Material:
------------------------------------------------------------

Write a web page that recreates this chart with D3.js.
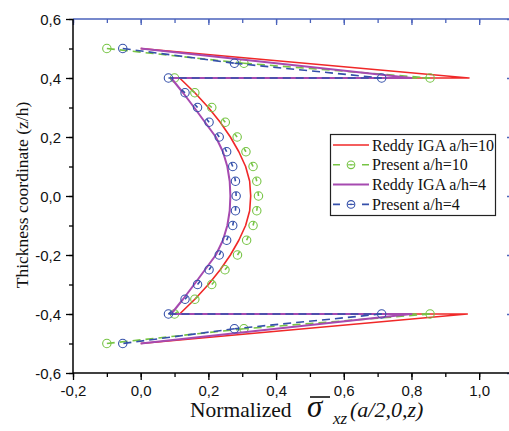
<!DOCTYPE html>
<meta charset="utf-8">
<style>
    body { margin: 0; background: #fff; }
    .tick text { font-family: "Liberation Sans", Arial, sans-serif; font-size: 15px; fill: #111; }
</style>
<svg width="509" height="431"></svg>
<script src="https://d3js.org/d3.v7.min.js"></script>
<script>

// thickness coordinates for the Reddy IGA curves
var zReddy = [0.5, 0.4, 0.4, 0.35, 0.3, 0.25, 0.2, 0.15, 0.1, 0.05, 0, -0.05, -0.1, -0.15, -0.2, -0.25, -0.3, -0.35, -0.4, -0.4, -0.5];
var reddy10 = [0, 0.97, 0.115, 0.16, 0.2, 0.235, 0.265, 0.29, 0.31, 0.322, 0.325, 0.322, 0.31, 0.29, 0.265, 0.235, 0.2, 0.16, 0.115, 0.965, 0];
var reddy4 = [0, 0.8, 0.09, 0.125, 0.158, 0.19, 0.222, 0.243, 0.256, 0.263, 0.265, 0.263, 0.256, 0.243, 0.222, 0.19, 0.158, 0.125, 0.09, 0.8, 0];

// thickness coordinates for the present results
var zPresent = [0.5, 0.45, 0.4, 0.4, 0.35, 0.3, 0.25, 0.2, 0.15, 0.1, 0.05, 0, -0.05, -0.1, -0.15, -0.2, -0.25, -0.3, -0.35, -0.4, -0.4, -0.45, -0.5];
var present10 = [-0.1, 0.305, 0.855, 0.1, 0.16, 0.21, 0.25, 0.285, 0.311, 0.332, 0.343, 0.348, 0.343, 0.332, 0.313, 0.286, 0.249, 0.21, 0.16, 0.1, 0.855, 0.305, -0.1];
var present4 = [-0.053, 0.277, 0.712, 0.082, 0.131, 0.168, 0.202, 0.232, 0.254, 0.272, 0.28, 0.282, 0.28, 0.272, 0.254, 0.232, 0.202, 0.168, 0.131, 0.082, 0.712, 0.277, -0.053];

var xMajor = [-0.2, 0, 0.2, 0.4, 0.6, 0.8, 1.0];
var yMajor = [-0.6, -0.4, -0.2, 0, 0.2, 0.4, 0.6];

var series = [
    {name: "Reddy IGA a/h=10", z: zReddy, v: reddy10, color: "#f02828", width: 1.6, dash: null, marker: false},
    {name: "Present a/h=10", z: zPresent, v: present10, color: "#76c444", width: 1.6, dash: "8,5", marker: true},
    {name: "Reddy IGA a/h=4", z: zReddy, v: reddy4, color: "#a64ab0", width: 2, dash: null, marker: false},
    {name: "Present a/h=4", z: zPresent, v: present4, color: "#3550aa", width: 1.6, dash: "8,5", marker: true}
];

var SERIF = "'Liberation Serif', 'Times New Roman', Times, serif";
var BLUE = "#4a62bb";

var svg = d3.select("svg");
var x = d3.scaleLinear().domain([-0.2, 1.1]).range([73, 513]),
    y = d3.scaleLinear().domain([-0.6, 0.6]).range([373, 19]);

var fmt = function(d) {
    if (Math.abs(d) < 1e-9) d = 0;
    return d.toFixed(1).replace(".", ",");
};
var minor = function(lo, hi) {
    var out = [];
    for (var i = Math.round(lo * 10); i <= Math.round(hi * 10); i++) out.push(i / 10);
    return out;
};

// minor ticks
svg.append("g").attr("transform", "translate(0,373)")
    .call(d3.axisBottom(x).tickValues(minor(-0.2, 1.1)).tickSize(4).tickFormat(""));
svg.append("g").attr("transform", "translate(73,0)")
    .call(d3.axisLeft(y).tickValues(minor(-0.6, 0.6)).tickSize(4).tickFormat(""));
var topMinor = svg.append("g").attr("transform", "translate(0,19)")
    .call(d3.axisTop(x).tickValues(minor(-0.2, 1.1)).tickSize(-4).tickFormat(""));
var rightMinor = svg.append("g").attr("transform", "translate(513,0)")
    .call(d3.axisRight(y).tickValues(minor(-0.6, 0.6)).tickSize(-4).tickFormat(""));

// major ticks
var gx = svg.append("g").attr("transform", "translate(0,373)")
    .call(d3.axisBottom(x).tickValues(xMajor).tickSize(7).tickPadding(5).tickFormat(fmt));
var gy = svg.append("g").attr("transform", "translate(73,0)")
    .call(d3.axisLeft(y).tickValues(yMajor).tickSize(7).tickPadding(5).tickFormat(fmt));
var topMajor = svg.append("g").attr("transform", "translate(0,19)")
    .call(d3.axisTop(x).tickValues(xMajor.concat([1.1])).tickSize(-6).tickFormat(""));
var rightMajor = svg.append("g").attr("transform", "translate(513,0)")
    .call(d3.axisRight(y).tickValues(yMajor).tickSize(-6).tickFormat(""));

svg.selectAll(".domain").remove();
svg.selectAll(".tick line").attr("stroke-width", 1.3);
[topMinor, rightMinor, topMajor, rightMajor].forEach(function(g) {
    g.selectAll(".tick line").attr("stroke", BLUE);
});
gy.selectAll(".tick text").attr("dy", "0.34em");

// axis lines
svg.append("line").attr("x1", 73).attr("x2", 513).attr("y1", 19).attr("y2", 19)
    .attr("stroke", BLUE).attr("stroke-width", 1.5);
svg.append("line").attr("x1", 513).attr("x2", 513).attr("y1", 19).attr("y2", 373)
    .attr("stroke", BLUE).attr("stroke-width", 1.5);
svg.append("line").attr("x1", 73).attr("x2", 513).attr("y1", 373).attr("y2", 373)
    .attr("stroke", "#000").attr("stroke-width", 1.5);
svg.append("line").attr("x1", 73).attr("x2", 73).attr("y1", 19).attr("y2", 373)
    .attr("stroke", "#000").attr("stroke-width", 1.5);

// curves
var line = d3.line()
    .x(function(d) { return x(d[0]); })
    .y(function(d) { return y(d[1]); });

series.forEach(function(s) {
    var pts = s.v.map(function(v, i) { return [v, s.z[i]]; });
    if (!s.dash) {
        svg.append("path")
            .datum(pts)
            .attr("fill", "none")
            .attr("stroke", s.color)
            .attr("stroke-width", s.width)
            .attr("stroke-linejoin", "round")
            .attr("d", line);
        return;
    }
    // dashed: the pattern restarts on every segment, so short
    // segments only show a stub inside the next symbol
    var segs = d3.pairs(pts);
    svg.append("g").selectAll("line")
        .data(segs)
        .enter().append("line")
        .attr("x1", function(d) { return x(d[0][0]); })
        .attr("y1", function(d) { return y(d[0][1]); })
        .attr("x2", function(d) { return x(d[1][0]); })
        .attr("y2", function(d) { return y(d[1][1]); })
        .attr("stroke", s.color)
        .attr("stroke-width", s.width)
        .attr("stroke-dasharray", function(d) {
            var len = Math.hypot(x(d[1][0]) - x(d[0][0]), y(d[1][1]) - y(d[0][1]));
            return len > 40 ? s.dash : "0," + (len - 4) + ",4";
        });
    svg.append("g").selectAll("circle")
        .data(pts)
        .enter().append("circle")
        .attr("cx", function(d) { return x(d[0]); })
        .attr("cy", function(d) { return y(d[1]); })
        .attr("r", 4.2)
        .attr("fill", "none")
        .attr("stroke", s.color)
        .attr("stroke-width", 1.1);
});

// legend
var lg = svg.append("g");
lg.append("rect").attr("x", 330.5).attr("y", 134.5).attr("width", 165).attr("height", 81)
    .attr("fill", "#fff").attr("stroke", "#222").attr("stroke-width", 1.2);
series.forEach(function(s, i) {
    var yy = 145 + i * 19.8;
    lg.append("line").attr("x1", 333).attr("x2", 369).attr("y1", yy).attr("y2", yy)
        .attr("stroke", s.color).attr("stroke-width", s.width)
        .attr("stroke-dasharray", s.dash ? "7,10.5,1,10.5,7" : null);
    if (s.marker) {
        lg.append("circle").attr("cx", 351).attr("cy", yy).attr("r", 3.8)
            .attr("fill", "none").attr("stroke", s.color).attr("stroke-width", 1.1);
        lg.append("line").attr("x1", 348).attr("x2", 354).attr("y1", yy).attr("y2", yy)
            .attr("stroke", s.color).attr("stroke-width", 1.1);
    }
    lg.append("text").attr("x", 372).attr("y", yy + 5.5)
        .attr("font-family", SERIF).attr("fill", "#111")
        .attr("font-size", "16px").text(s.name);
});

// axis titles
svg.append("text")
    .attr("transform", "translate(28,195) rotate(-90)")
    .attr("text-anchor", "middle")
    .attr("font-family", SERIF).attr("fill", "#111")
    .attr("font-size", "17.5px")
    .text("Thickness coordinate (z/h)");

svg.append("text").attr("x", 190).attr("y", 417)
    .attr("font-family", SERIF).attr("fill", "#111").attr("font-size", "21.5px")
    .text("Normalized");
svg.append("text").attr("x", 307).attr("y", 417)
    .attr("font-family", SERIF).attr("fill", "#111").attr("font-style", "italic").attr("font-size", "31px")
    .text("σ");
svg.append("text").attr("x", 333).attr("y", 424)
    .attr("font-family", SERIF).attr("fill", "#111").attr("font-style", "italic").attr("font-size", "17px")
    .text("xz");
svg.append("text").attr("x", 350).attr("y", 417)
    .attr("font-family", SERIF).attr("fill", "#111").attr("font-style", "italic").attr("font-size", "22px")
    .text("(a/2,0,z)");
svg.append("line").attr("x1", 310).attr("x2", 330).attr("y1", 397).attr("y2", 397)
    .attr("stroke", "#111").attr("stroke-width", 1.6);

</script>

------------------------------------------------------------

Short problem: Restate, line by line and word for word, everything from the top of the material through the line that contains "y = d3.scaleLinear().domain([-0.6, 0.6]).range([373, 19]);". Leave pictures out.

Answer to the exercise:
Write a web page that recreates this chart with D3.js.
<!DOCTYPE html>
<meta charset="utf-8">
<style>
    body { margin: 0; background: #fff; }
    .tick text { font-family: "Liberation Sans", Arial, sans-serif; font-size: 15px; fill: #111; }
</style>
<svg width="509" height="431"></svg>
<script src="https://d3js.org/d3.v7.min.js"></script>
<script>

// thickness coordinates for the Reddy IGA curves
var zReddy = [0.5, 0.4, 0.4, 0.35, 0.3, 0.25, 0.2, 0.15, 0.1, 0.05, 0, -0.05, -0.1, -0.15, -0.2, -0.25, -0.3, -0.35, -0.4, -0.4, -0.5];
var reddy10 = [0, 0.97, 0.115, 0.16, 0.2, 0.235, 0.265, 0.29, 0.31, 0.322, 0.325, 0.322, 0.31, 0.29, 0.265, 0.235, 0.2, 0.16, 0.115, 0.965, 0];
var reddy4 = [0, 0.8, 0.09, 0.125, 0.158, 0.19, 0.222, 0.243, 0.256, 0.263, 0.265, 0.263, 0.256, 0.243, 0.222, 0.19, 0.158, 0.125, 0.09, 0.8, 0];

// thickness coordinates for the present results
var zPresent = [0.5, 0.45, 0.4, 0.4, 0.35, 0.3, 0.25, 0.2, 0.15, 0.1, 0.05, 0, -0.05, -0.1, -0.15, -0.2, -0.25, -0.3, -0.35, -0.4, -0.4, -0.45, -0.5];
var present10 = [-0.1, 0.305, 0.855, 0.1, 0.16, 0.21, 0.25, 0.285, 0.311, 0.332, 0.343, 0.348, 0.343, 0.332, 0.313, 0.286, 0.249, 0.21, 0.16, 0.1, 0.855, 0.305, -0.1];
var present4 = [-0.053, 0.277, 0.712, 0.082, 0.131, 0.168, 0.202, 0.232, 0.254, 0.272, 0.28, 0.282, 0.28, 0.272, 0.254, 0.232, 0.202, 0.168, 0.131, 0.082, 0.712, 0.277, -0.053];

var xMajor = [-0.2, 0, 0.2, 0.4, 0.6, 0.8, 1.0];
var yMajor = [-0.6, -0.4, -0.2, 0, 0.2, 0.4, 0.6];

var series = [
    {name: "Reddy IGA a/h=10", z: zReddy, v: reddy10, color: "#f02828", width: 1.6, dash: null, marker: false},
    {name: "Present a/h=10", z: zPresent, v: present10, color: "#76c444", width: 1.6, dash: "8,5", marker: true},
    {name: "Reddy IGA a/h=4", z: zReddy, v: reddy4, color: "#a64ab0", width: 2, dash: null, marker: false},
    {name: "Present a/h=4", z: zPresent, v: present4, color: "#3550aa", width: 1.6, dash: "8,5", marker: true}
];

var SERIF = "'Liberation Serif', 'Times New Roman', Times, serif";
var BLUE = "#4a62bb";

var svg = d3.select("svg");
var x = d3.scaleLinear().domain([-0.2, 1.1]).range([73, 513]),
    y = d3.scaleLinear().domain([-0.6, 0.6]).range([373, 19]);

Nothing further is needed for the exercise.